Most executions are a single shot with a hollow-point bullet shot from a high-powered rifle. If you are killed this way, and you are a citizen of the PRC, your family will be billed fifty yuan for the bullet used to kill you. Others are by lethal injection, with the death kits carried around from place to place in unobtrusive black-and-white vans, like the one pictured to the right. They look a lot like regular police vans but a panel in the side opens up and a strap-in bed moves out so the prisoner does not have to be manhandled through the regular door near the driver's area.

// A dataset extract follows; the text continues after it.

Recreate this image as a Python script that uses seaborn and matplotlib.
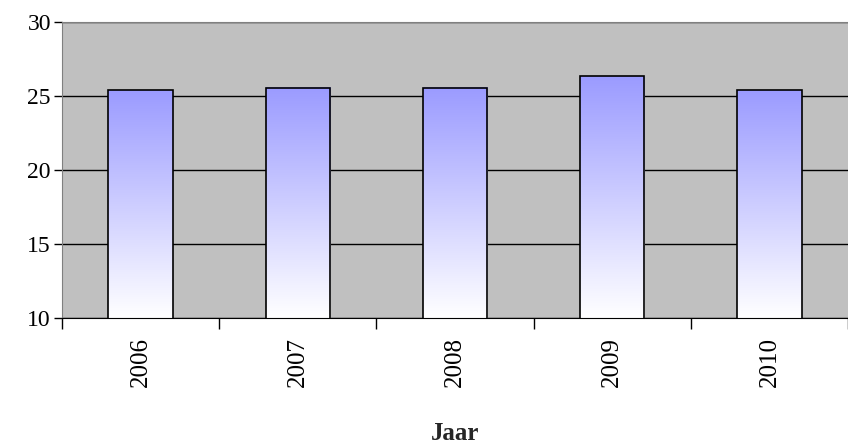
import seaborn as sns
import numpy as np
import pandas as pd
import matplotlib.pyplot as plt

years = ['2006', '2007', '2008', '2009', '2010']
values = [25.4, 25.55, 25.55, 26.35, 25.4]

df = pd.DataFrame({'Jaar': years, 'waarde': values})

sns.set_style('white')
plt.rcParams['font.family'] = ['Liberation Serif', 'DejaVu Serif']
plt.rcParams['text.color'] = 'black'
plt.rcParams['xtick.color'] = 'black'
plt.rcParams['ytick.color'] = 'black'

fig = plt.figure(figsize=(8.48, 4.48), dpi=100)
ax = fig.add_axes([62/848, 1 - 318/448, 1 - 62/848, 296/448])
ax.set_facecolor('#c0c0c0')

sns.barplot(data=df, x='Jaar', y='waarde', width=0.41, color='white',
            edgecolor='black', linewidth=1.2, ax=ax, zorder=3)

ax.set_ylim(10, 30)
ax.set_xlim(-0.5, len(years) - 0.5)

# gradient fill: blue on top, white at bottom
grad = np.linspace(0, 1, 256).reshape(-1, 1)
top = np.array([155, 155, 255]) / 255
bot = np.array([1.0, 1.0, 1.0])
img = grad[..., None] * top + (1 - grad[..., None]) * bot
for p in list(ax.patches):
    p.set_facecolor('none')
    x0 = p.get_x()
    w, h = p.get_width(), p.get_y() + p.get_height()
    ax.imshow(img, extent=[x0, x0 + w, 10, h], origin='lower', aspect='auto', zorder=2.5)
ax.set_xlim(-0.5, len(years) - 0.5)
ax.set_ylim(10, 30)

ax.set_yticks([10, 15, 20, 25, 30])
ax.yaxis.grid(True, color='black', linewidth=1, zorder=1)
ax.set_axisbelow(True)
ax.tick_params(axis='y', length=6, width=1, color='black', labelsize=17, pad=2, left=True)
ax.set_xticks(np.arange(len(years)))
ax.set_xticklabels(years, rotation=90)
ax.tick_params(axis='x', which='major', length=0, labelsize=18, pad=14)
ax.set_xticks(np.arange(-0.5, len(years)), minor=True)
ax.tick_params(axis='x', which='minor', length=8, width=1, color='black', bottom=True)

for s in ['top', 'left']:
    ax.spines[s].set_color('#808080')
ax.spines['right'].set_visible(False)
ax.spines['bottom'].set_color('black')

ax.set_ylabel('')
ax.set_xlabel('Jaar', fontsize=18, fontweight='bold', labelpad=25)

fig.savefig('out.png', dpi=100)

Executions are not public but they are broadcast on closed-circuit television to local law enforcement agencies as a means of ensuring the manner of execution is according to Chinese law. Prisoners are often also paraded in front of locals on their way to whatever ad hoc execution grounds have been chosen, where they are subject to jeers and catcalls from passers-by and held out to the public for whatever deterrent value can be had from such a display. Sentences are frequently carried out at "death penalty rallies," which are also highly publicized affairs, in which dozens of suspects accused of similar crimes will be herded together onto a soccer pitch, town square, or other available public area, huddled together for their amalgamated trials at gunpoint, and then collectively sentenced to death.
As I noted a few days ago, many executions result in the harvesting of organs from the executed prisoner -- although this is really kind of immaterial to the prisoner at that point. The profit to be generated by organ harvesting is probably the real reason that lethal injection in the death vans has grown in popularity with the officials in charge of carrying out executions in recent years. It is rumored, and not difficult to believe, that richer prisoners can bribe their way into being executed by lethal injection rather than being shot.
So what sorts of things do you have to do to render yourself a candidate for organ donation in the People's Republic? A sampler platter of crimes bearing this punishment include:
- Murder (Personally I like the idea of capital punishment for murder, assuming due process is followed in other aspects of the case)
- Treason*
- Rape
- Drug smuggling
- Armed robbery
- Tax evasion
- Leading a protest of farmers against the construction of a dam (see the second linked article above)
- Accepting or offering a bribe to a government official
- Being a leader in a triad, with or without evidence of ordering anyone's death
- Drunk driving
- Embezzlement of money from the government
- Fleeing prosecution for another crime by escaping the territorial borders of the PRC
- Credit card theft
- Theft from a museum or graveyard
- Arson
- Prostitution
- Real estate fraud
- Re-sale of VAT receipts
Now, I'm not saying that (most of) these things should not be crimes, or that the PRC should tolerate people doing them. But death seems a little bit extreme for VAT receipt forgery, and justice can only occur when punishments are proportionate to crimes.
If you do find yourself convicted of one of these crimes, try to be male. Women are sentenced to death in far greater numbers than are men. Also, try to not be convicted in the period of time before or immediately after the Chinese New Year, which is when the annual renewal of the "Strike Hard" anti-crime campaign usually reaches its peak.
And don't get in any vans driven by people you don't know.
* It should go without saying that casting the government into disrepute, raising a visible internal challenge to the authority of the state, or membership in an organization actively advocating change in the government's structure and policies can all be considered "treason" and therefore will potentially subject you to capital punishment.